**GIVEN DATA**.
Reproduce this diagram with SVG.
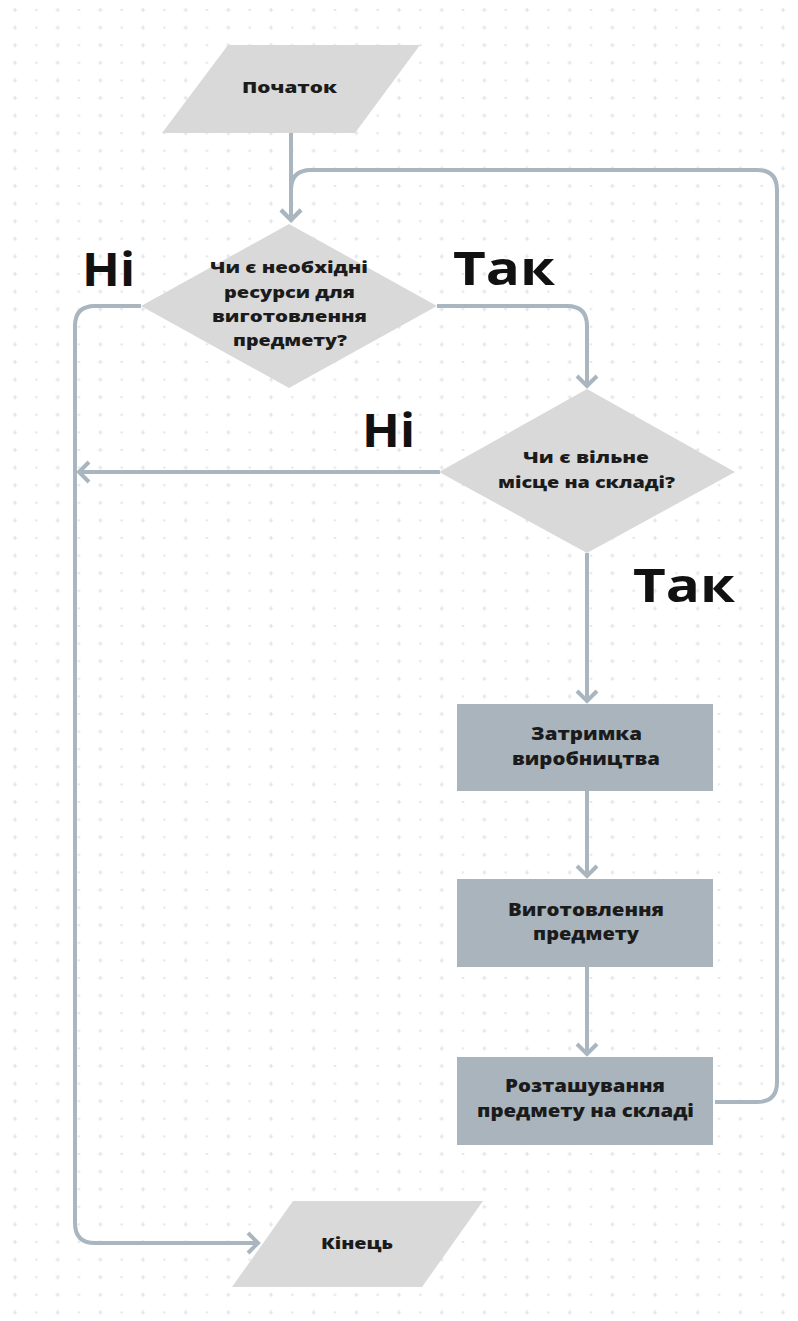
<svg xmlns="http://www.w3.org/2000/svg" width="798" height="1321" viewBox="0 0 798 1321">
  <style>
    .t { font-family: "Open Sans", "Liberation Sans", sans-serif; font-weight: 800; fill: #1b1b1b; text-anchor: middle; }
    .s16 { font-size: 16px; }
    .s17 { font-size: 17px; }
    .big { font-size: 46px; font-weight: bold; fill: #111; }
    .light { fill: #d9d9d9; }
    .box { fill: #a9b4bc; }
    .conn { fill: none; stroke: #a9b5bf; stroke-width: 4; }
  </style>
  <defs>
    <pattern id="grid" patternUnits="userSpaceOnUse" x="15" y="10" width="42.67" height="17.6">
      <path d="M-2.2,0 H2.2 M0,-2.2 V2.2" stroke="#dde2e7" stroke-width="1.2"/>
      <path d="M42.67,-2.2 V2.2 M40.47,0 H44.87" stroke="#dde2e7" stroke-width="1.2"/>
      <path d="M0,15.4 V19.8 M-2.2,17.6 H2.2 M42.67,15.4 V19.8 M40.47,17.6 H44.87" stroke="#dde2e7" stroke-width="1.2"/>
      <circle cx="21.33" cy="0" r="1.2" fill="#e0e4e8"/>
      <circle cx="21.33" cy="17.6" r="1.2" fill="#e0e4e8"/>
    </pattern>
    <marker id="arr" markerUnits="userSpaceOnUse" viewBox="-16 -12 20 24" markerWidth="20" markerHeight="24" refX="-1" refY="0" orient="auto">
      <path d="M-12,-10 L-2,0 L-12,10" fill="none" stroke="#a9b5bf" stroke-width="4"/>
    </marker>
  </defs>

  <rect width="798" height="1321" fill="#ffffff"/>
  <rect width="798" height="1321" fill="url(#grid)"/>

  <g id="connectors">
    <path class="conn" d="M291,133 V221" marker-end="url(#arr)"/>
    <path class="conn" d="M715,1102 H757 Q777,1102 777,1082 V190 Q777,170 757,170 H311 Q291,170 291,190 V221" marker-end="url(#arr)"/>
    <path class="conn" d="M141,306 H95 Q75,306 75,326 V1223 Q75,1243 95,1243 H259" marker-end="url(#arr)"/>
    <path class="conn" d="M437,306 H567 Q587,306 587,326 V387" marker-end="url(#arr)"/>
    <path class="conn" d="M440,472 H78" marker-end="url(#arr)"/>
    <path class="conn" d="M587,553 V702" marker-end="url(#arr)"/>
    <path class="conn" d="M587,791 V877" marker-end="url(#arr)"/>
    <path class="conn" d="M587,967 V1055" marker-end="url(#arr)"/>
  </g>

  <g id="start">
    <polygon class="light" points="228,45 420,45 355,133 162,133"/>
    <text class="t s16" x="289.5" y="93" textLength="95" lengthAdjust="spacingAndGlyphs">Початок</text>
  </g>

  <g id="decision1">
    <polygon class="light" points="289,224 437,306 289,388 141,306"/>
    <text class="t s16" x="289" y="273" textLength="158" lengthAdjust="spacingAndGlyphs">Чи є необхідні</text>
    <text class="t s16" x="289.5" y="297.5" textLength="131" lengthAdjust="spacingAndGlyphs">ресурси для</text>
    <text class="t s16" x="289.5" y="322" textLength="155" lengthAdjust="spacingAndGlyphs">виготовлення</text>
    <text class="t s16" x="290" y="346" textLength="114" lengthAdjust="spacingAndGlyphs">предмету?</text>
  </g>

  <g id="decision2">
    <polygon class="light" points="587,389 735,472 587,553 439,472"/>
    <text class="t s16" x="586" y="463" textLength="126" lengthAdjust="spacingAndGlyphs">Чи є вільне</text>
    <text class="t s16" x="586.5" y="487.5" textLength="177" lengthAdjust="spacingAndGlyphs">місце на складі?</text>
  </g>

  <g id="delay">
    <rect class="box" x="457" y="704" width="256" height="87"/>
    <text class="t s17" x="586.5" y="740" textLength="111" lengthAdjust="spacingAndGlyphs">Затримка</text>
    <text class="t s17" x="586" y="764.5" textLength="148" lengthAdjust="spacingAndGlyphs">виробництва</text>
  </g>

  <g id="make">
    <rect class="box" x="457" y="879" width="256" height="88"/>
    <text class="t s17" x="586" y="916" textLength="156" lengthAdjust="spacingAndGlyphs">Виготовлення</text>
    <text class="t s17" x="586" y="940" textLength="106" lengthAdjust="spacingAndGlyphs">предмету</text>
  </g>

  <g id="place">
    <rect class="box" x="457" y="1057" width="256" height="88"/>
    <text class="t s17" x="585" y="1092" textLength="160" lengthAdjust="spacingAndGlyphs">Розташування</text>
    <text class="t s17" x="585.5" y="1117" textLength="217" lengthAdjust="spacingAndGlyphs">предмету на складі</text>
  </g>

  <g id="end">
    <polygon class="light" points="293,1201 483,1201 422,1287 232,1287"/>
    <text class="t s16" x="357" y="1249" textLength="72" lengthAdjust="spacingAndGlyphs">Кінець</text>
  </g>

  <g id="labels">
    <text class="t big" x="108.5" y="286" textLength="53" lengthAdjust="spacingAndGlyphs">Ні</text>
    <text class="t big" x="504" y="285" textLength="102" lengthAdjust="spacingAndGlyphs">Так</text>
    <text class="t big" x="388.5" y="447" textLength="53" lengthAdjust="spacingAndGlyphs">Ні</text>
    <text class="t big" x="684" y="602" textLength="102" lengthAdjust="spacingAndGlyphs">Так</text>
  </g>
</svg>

**PROBLEM DESCRIPTION**.
Make an exact copy of all the material, but keep the pictures out of it.

**TASK RESULT**.
Reproduce this diagram with SVG.
<svg xmlns="http://www.w3.org/2000/svg" width="798" height="1321" viewBox="0 0 798 1321">
  <style>
    .t { font-family: "Open Sans", "Liberation Sans", sans-serif; font-weight: 800; fill: #1b1b1b; text-anchor: middle; }
    .s16 { font-size: 16px; }
    .s17 { font-size: 17px; }
    .big { font-size: 46px; font-weight: bold; fill: #111; }
    .light { fill: #d9d9d9; }
    .box { fill: #a9b4bc; }
    .conn { fill: none; stroke: #a9b5bf; stroke-width: 4; }
  </style>
  <defs>
    <pattern id="grid" patternUnits="userSpaceOnUse" x="15" y="10" width="42.67" height="17.6">
      <path d="M-2.2,0 H2.2 M0,-2.2 V2.2" stroke="#dde2e7" stroke-width="1.2"/>
      <path d="M42.67,-2.2 V2.2 M40.47,0 H44.87" stroke="#dde2e7" stroke-width="1.2"/>
      <path d="M0,15.4 V19.8 M-2.2,17.6 H2.2 M42.67,15.4 V19.8 M40.47,17.6 H44.87" stroke="#dde2e7" stroke-width="1.2"/>
      <circle cx="21.33" cy="0" r="1.2" fill="#e0e4e8"/>
      <circle cx="21.33" cy="17.6" r="1.2" fill="#e0e4e8"/>
    </pattern>
    <marker id="arr" markerUnits="userSpaceOnUse" viewBox="-16 -12 20 24" markerWidth="20" markerHeight="24" refX="-1" refY="0" orient="auto">
      <path d="M-12,-10 L-2,0 L-12,10" fill="none" stroke="#a9b5bf" stroke-width="4"/>
    </marker>
  </defs>

  <rect width="798" height="1321" fill="#ffffff"/>
  <rect width="798" height="1321" fill="url(#grid)"/>

  <g id="connectors">
    <path class="conn" d="M291,133 V221" marker-end="url(#arr)"/>
    <path class="conn" d="M715,1102 H757 Q777,1102 777,1082 V190 Q777,170 757,170 H311 Q291,170 291,190 V221" marker-end="url(#arr)"/>
    <path class="conn" d="M141,306 H95 Q75,306 75,326 V1223 Q75,1243 95,1243 H259" marker-end="url(#arr)"/>
    <path class="conn" d="M437,306 H567 Q587,306 587,326 V387" marker-end="url(#arr)"/>
    <path class="conn" d="M440,472 H78" marker-end="url(#arr)"/>
    <path class="conn" d="M587,553 V702" marker-end="url(#arr)"/>
    <path class="conn" d="M587,791 V877" marker-end="url(#arr)"/>
    <path class="conn" d="M587,967 V1055" marker-end="url(#arr)"/>
  </g>

  <g id="start">
    <polygon class="light" points="228,45 420,45 355,133 162,133"/>
    <text class="t s16" x="289.5" y="93" textLength="95" lengthAdjust="spacingAndGlyphs">Початок</text>
  </g>

  <g id="decision1">
    <polygon class="light" points="289,224 437,306 289,388 141,306"/>
    <text class="t s16" x="289" y="273" textLength="158" lengthAdjust="spacingAndGlyphs">Чи є необхідні</text>
    <text class="t s16" x="289.5" y="297.5" textLength="131" lengthAdjust="spacingAndGlyphs">ресурси для</text>
    <text class="t s16" x="289.5" y="322" textLength="155" lengthAdjust="spacingAndGlyphs">виготовлення</text>
    <text class="t s16" x="290" y="346" textLength="114" lengthAdjust="spacingAndGlyphs">предмету?</text>
  </g>

  <g id="decision2">
    <polygon class="light" points="587,389 735,472 587,553 439,472"/>
    <text class="t s16" x="586" y="463" textLength="126" lengthAdjust="spacingAndGlyphs">Чи є вільне</text>
    <text class="t s16" x="586.5" y="487.5" textLength="177" lengthAdjust="spacingAndGlyphs">місце на складі?</text>
  </g>

  <g id="delay">
    <rect class="box" x="457" y="704" width="256" height="87"/>
    <text class="t s17" x="586.5" y="740" textLength="111" lengthAdjust="spacingAndGlyphs">Затримка</text>
    <text class="t s17" x="586" y="764.5" textLength="148" lengthAdjust="spacingAndGlyphs">виробництва</text>
  </g>

  <g id="make">
    <rect class="box" x="457" y="879" width="256" height="88"/>
    <text class="t s17" x="586" y="916" textLength="156" lengthAdjust="spacingAndGlyphs">Виготовлення</text>
    <text class="t s17" x="586" y="940" textLength="106" lengthAdjust="spacingAndGlyphs">предмету</text>
  </g>

  <g id="place">
    <rect class="box" x="457" y="1057" width="256" height="88"/>
    <text class="t s17" x="585" y="1092" textLength="160" lengthAdjust="spacingAndGlyphs">Розташування</text>
    <text class="t s17" x="585.5" y="1117" textLength="217" lengthAdjust="spacingAndGlyphs">предмету на складі</text>
  </g>

  <g id="end">
    <polygon class="light" points="293,1201 483,1201 422,1287 232,1287"/>
    <text class="t s16" x="357" y="1249" textLength="72" lengthAdjust="spacingAndGlyphs">Кінець</text>
  </g>

  <g id="labels">
    <text class="t big" x="108.5" y="286" textLength="53" lengthAdjust="spacingAndGlyphs">Ні</text>
    <text class="t big" x="504" y="285" textLength="102" lengthAdjust="spacingAndGlyphs">Так</text>
    <text class="t big" x="388.5" y="447" textLength="53" lengthAdjust="spacingAndGlyphs">Ні</text>
    <text class="t big" x="684" y="602" textLength="102" lengthAdjust="spacingAndGlyphs">Так</text>
  </g>
</svg>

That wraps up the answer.